Simplistically, infrastructure APIs enable developers to integrate products and services directly into an application, rather than having to build the micro-service themself or wrangle their finance + legal departments to work with a supply of fragmented vendors. These tend to make strong businesses because they have a recurring revenue stream (generally a take rate of transactions or subscription access), don’t require long sales cycles, and have high switching costs as middleware components. There are useful ways to think about other Internet-driven business models (marketplaces, SaaS), but fewer frameworks exist to help guide a discussion of API-centric companies. I’m by no means religious about but this heuristic, but would like to propose the three-legged stool of API companies.
1: Utility Source
I appreciate how Geoff Lewis and Bedrock Capital framed Clearbit (API for enrichment data) as an “Internet utility” in their blog post announcing an investment in the company. Internet utilities are widely available foundational services — protocols, datasets, functions. An API-driven business can do one of two things. It can act as an interface layer to make an underlying protocol more accessible. An example would be Dwolla and ACH.

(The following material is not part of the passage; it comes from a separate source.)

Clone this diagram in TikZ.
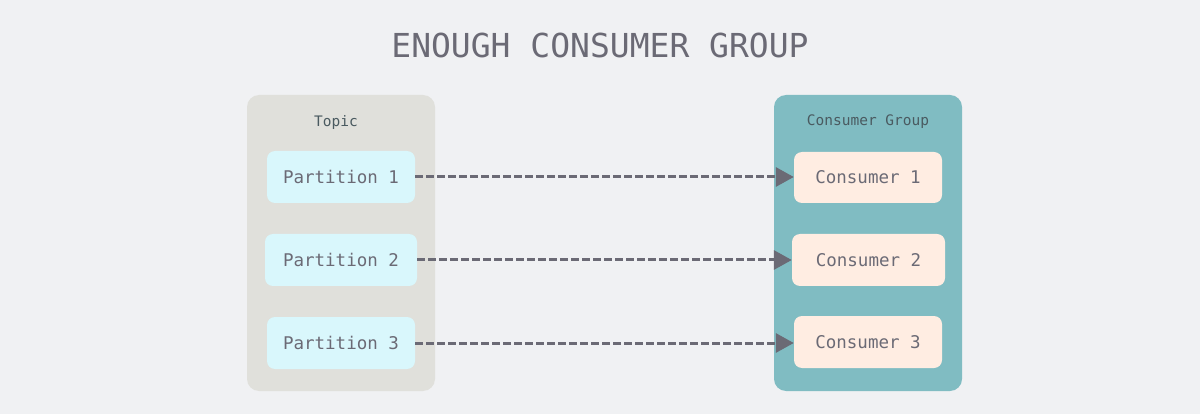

The other way to draw on a utility source is for the API to orchestrate resources (human interaction, legal processes, fragmented vendor supply) and create a new Internet utility. The utility, whether built on or created, forms the basis for the success of the API business.
2: Apps
Second, developers and companies actually have to build services on top of the infrastructure layer one is putting in place. A utility can find pull from an ecology of applications, which leads to new configurations on that end. For example, Stripe’s thesis over time has not only been to serve businesses that accept payments on the Internet, but also to increase the throughput and velocity of that market itself. The market is fundamentally altered.
There are other ways founders building API-centric companies can learn about the inner workings of the application layer. Plaid built itself out of the strong needs of one customer — Venmo. The directional bet the founders took was that there would be a lot more Venmos down the road. All in all, no infrastructure API business is complete without its emergent or healthy universe of applications.
3: Integration Ecosystem
This leg is the most under-appreciated and perhaps the most non-obvious. While API companies are meant to be accessible and extremely developer-friendly, they need native distribution and integration mechanisms, and legacy companies that aren’t used to working with a micro-services architecture have to adapt. This explains the emergence of businesses like Rapid API, ReadMe, Kong, and Helm Services. In order to balance out the rest of the stool, an infrastructure API company has to be compatible with and acknowledge the integration ecosystem.
These three legs — as support structures that hold up API companies — may seem intuitive and obvious, but I’ve found the framing helpful to evaluate these businesses and see what the most important factors are in the long run.